This will be a regular update highlighting developments in and around the continent.
Next month I’ll be in Cape Town for the annual World Economic Forum for Africa (WEFA) reporting fully on all the buzz as the continent’s business and political leaders outline their strategies for the future – strange to think that it’s only twelve months since we were all in Abuja for last year’s event.
How much has changed in the last year? – then Nigeria had just taken over from South Africa as sub-Saharan Africa’s largest economy. The Abuja WEFA was supposed to be Nigeria’s moment in the sun, recognition that the great African giant was finally taking its rightful place as Africa’s economic powerhouse. It didn’t quite turn out as simple as that.

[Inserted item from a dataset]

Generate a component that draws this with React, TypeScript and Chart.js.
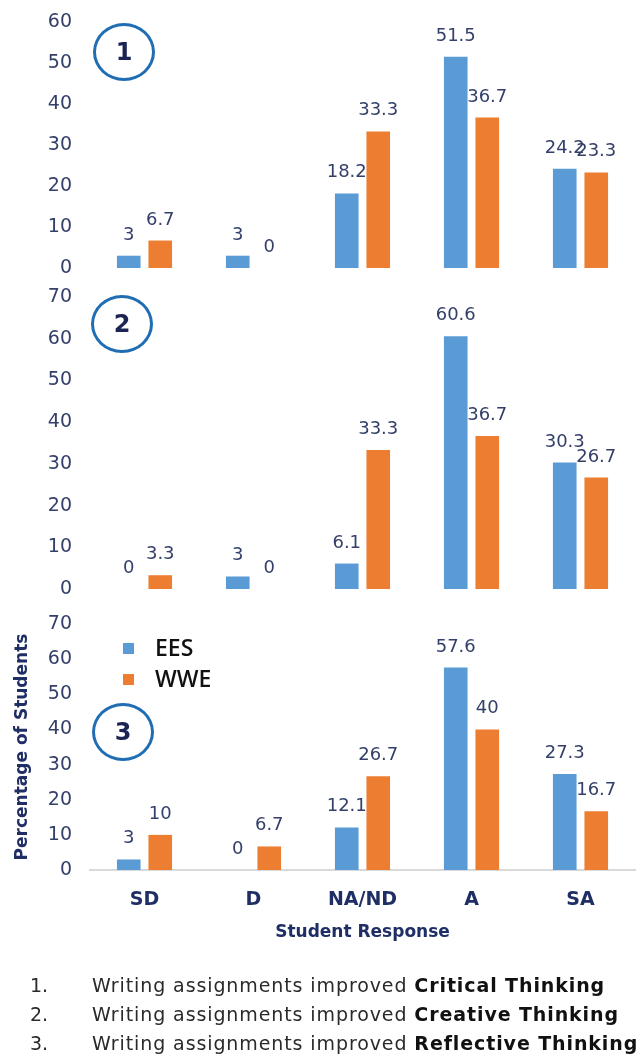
import React, { useEffect, useRef } from 'react';
import { Chart, registerables } from 'chart.js';

Chart.register(...registerables);

// ---------- data ----------
const categories = ['SD', 'D', 'NA/ND', 'A', 'SA'];
const seriesNames = ['EES', 'WWE'];
const ees1 = [3, 3, 18.2, 51.5, 24.2];
const wwe1 = [6.7, 0, 33.3, 36.7, 23.3];
const ees2 = [0, 3, 6.1, 60.6, 30.3];
const wwe2 = [3.3, 0, 33.3, 36.7, 26.7];
const ees3 = [3, 0, 12.1, 57.6, 27.3];
const wwe3 = [10, 6.7, 26.7, 40, 16.7];
const yMaxes = [60, 70, 70];
const panelNumbers = ['1', '2', '3'];
const statementPrefix = 'Writing assignments improved ';
const statementTopics = ['Critical Thinking', 'Creative Thinking', 'Reflective Thinking'];
const xTitle = 'Student Response';
const yTitle = 'Percentage of Students';

// ---------- style ----------
const BLUE = '#5B9BD5';
const ORANGE = '#ED7D31';
const TICK_COLOR = '#34406a';
const NAVY = '#1f2f66';
const FONT = '"DejaVu Sans", sans-serif';

const valueLabels = {
  id: 'valueLabels',
  afterDatasetsDraw(chart: any) {
    const ctx = chart.ctx;
    ctx.save();
    ctx.font = `18px ${FONT}`;
    ctx.fillStyle = TICK_COLOR;
    ctx.textAlign = 'center';
    ctx.textBaseline = 'alphabetic';
    chart.data.datasets.forEach((ds: any, i: number) => {
      const meta = chart.getDatasetMeta(i);
      meta.data.forEach((bar: any, j: number) => {
        ctx.fillText(String(ds.data[j]), bar.x, bar.y - 16);
      });
    });
    ctx.restore();
  },
};

const innerLegend = {
  id: 'innerLegend',
  afterDraw(chart: any) {
    const { ctx, chartArea } = chart;
    ctx.save();
    chart.data.datasets.forEach((ds: any, i: number) => {
      const y = chartArea.top + 24 + i * 31;
      ctx.fillStyle = ds.backgroundColor;
      ctx.fillRect(chartArea.left + 33, y - 5, 11, 11);
      ctx.fillStyle = '#111111';
      ctx.font = '600 23px "Open Sans", sans-serif';
      ctx.textAlign = 'left';
      ctx.textBaseline = 'middle';
      ctx.fillText(ds.label, chartArea.left + 65, y + 1);
    });
    ctx.restore();
  },
};

type PanelProps = {
  idx: number;
  ees: number[];
  wwe: number[];
  top: number;
  height: number;
  padTop: number;
  padBottom: number;
  showX: boolean;
};

function Panel({ idx, ees, wwe, top, height, padTop, padBottom, showX }: PanelProps) {
  const ref = useRef<HTMLCanvasElement>(null);
  useEffect(() => {
    if (!ref.current) return;
    const chart = new Chart(ref.current, {
      type: 'bar',
      data: {
        labels: categories,
        datasets: [
          { label: seriesNames[0], data: ees, backgroundColor: BLUE },
          { label: seriesNames[1], data: wwe, backgroundColor: ORANGE },
        ],
      },
      options: {
        animation: false,
        responsive: false,
        maintainAspectRatio: false,
        categoryPercentage: 0.578,
        barPercentage: 0.75,
        layout: { padding: { top: padTop, bottom: padBottom, left: 0, right: 2 } },
        plugins: {
          legend: { display: false },
          tooltip: { enabled: false },
          title: { display: false },
        },
        scales: {
          x: {
            display: showX,
            grid: { display: false, drawTicks: false },
            border: { display: showX, color: '#d9d9d9', width: 2 },
            ticks: {
              color: NAVY,
              font: { family: FONT, size: 19, weight: 'bold' },
              padding: 19,
            },
            title: {
              display: showX,
              text: xTitle,
              color: NAVY,
              font: { family: FONT, size: 17, weight: 'bold' },
              padding: { top: 0, bottom: 19 },
            },
            afterFit: (s: any) => {
              s.height = showX ? 92 : 0;
            },
          },
          y: {
            min: 0,
            max: yMaxes[idx],
            grid: { display: false, drawTicks: false },
            border: { display: false },
            ticks: {
              stepSize: 10,
              autoSkip: false,
              color: TICK_COLOR,
              font: { family: FONT, size: 19 },
              padding: 18,
            },
            title: {
              display: showX,
              text: yTitle,
              color: NAVY,
              font: { family: FONT, size: 17, weight: 'bold' },
              padding: { top: 12, bottom: 0 },
            },
            afterFit: (s: any) => {
              s.width = 90;
            },
          },
        },
      },
      plugins: showX ? [valueLabels, innerLegend] : [valueLabels],
    } as any);
    return () => chart.destroy();
  }, []);
  return (
    <canvas
      ref={ref}
      width={637}
      height={height}
      style={{ position: 'absolute', left: 0, top, width: 637, height }}
    />
  );
}

function Circle({ cx, cy, text }: { cx: number; cy: number; text: string }) {
  return (
    <div
      style={{
        position: 'absolute',
        left: cx - 31,
        top: cy - 29,
        width: 62,
        height: 58,
        boxSizing: 'border-box',
        border: '3px solid #1f6db3',
        borderRadius: '50%',
        display: 'flex',
        alignItems: 'center',
        justifyContent: 'center',
        fontFamily: FONT,
        fontWeight: 'bold',
        fontSize: 24,
        color: '#1b2452',
      }}
    >
      {text}
    </div>
  );
}

export default function App() {
  // chart areas: panel 1 y 22-268, panel 2 y 297-589, panel 3 y 624-870
  const panels = [
    { ees: ees1, wwe: wwe1, top: -12, height: 312, padTop: 34, padBottom: 32, showX: false },
    { ees: ees2, wwe: wwe2, top: 263, height: 358, padTop: 34, padBottom: 32, showX: false },
    { ees: ees3, wwe: wwe3, top: 590, height: 372, padTop: 34, padBottom: 0, showX: true },
  ];
  const circles = [
    { cx: 124, cy: 52 },
    { cx: 122, cy: 324 },
    { cx: 123, cy: 732 },
  ];
  return (
    <div style={{ position: 'absolute', left: 0, top: 0, width: 637, height: 1064, background: '#fff', overflow: 'hidden' }}>
      {panels.map((p, i) => (
        <Panel key={i} idx={i} {...p} />
      ))}
      {circles.map((c, i) => (
        <Circle key={i} cx={c.cx} cy={c.cy} text={panelNumbers[i]} />
      ))}
      <div style={{ position: 'absolute', left: 0, top: 971, width: 637, fontFamily: FONT, fontSize: 19, color: '#2a2a2a' }}>
        {statementTopics.map((t, i) => (
          <div key={i} style={{ position: 'relative', height: 29, lineHeight: '29px', whiteSpace: 'nowrap' }}>
            <span style={{ position: 'absolute', left: 30 }}>{`${i + 1}.`}</span>
            <span style={{ position: 'absolute', left: 92, letterSpacing: '0.9px' }}>
              {statementPrefix}
              <b style={{ color: '#111' }}>{t}</b>
            </span>
          </div>
        ))}
      </div>
    </div>
  );
}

In the run up to the Forum two Boko Haram bomb attacks rocked the capital. As a result much of the Forum itself took place inside a tight security lockdown. The discussions inside the chamber threatened to be overshadowed by daily protests from the “Bring Back Our Girls” campaigners seeking the return of the Chibok schoolgirls who’d been kidnapped by Boko Haram. Many delegates were appalled by the seeming inability of the then President Goodluck Jonathan say much or more importantly to do much to secure their release.
Twelve months on and the election in Nigeria was swept Goodluck Jonathan from power and the new President-Elect Muhammadu Buhari seems to be attacking Boko Haram with all the gusto we might expect from a former military dictator. Lower oil prices and corruption remain big challenges for the new President but I suspect that if the WEFA was held in Abuja again this year we would all be looking at a very different Nigeria.
On May 29th Muhammadu Buhari will be Inaugurated as President. He is expected to reach out to the world for support in developing the country. Certainly the latest prognosis for Nigeria from the African Development Bank is bullish, promising “sustained growth driven by an improved performance of the key non-oil sectors – agriculture, information an communication technology, trade and services”, although the AfDB does concede that the decline of oil may dampen this positive outlook.
It just shows that things can change quickly in Africa. Even though investors tell us that Africa is for investors with “a long-term orientation” sometimes the pace of change can be exhilarating and all eyes will be on Abuja on May 29th to see what this new leadership will bring.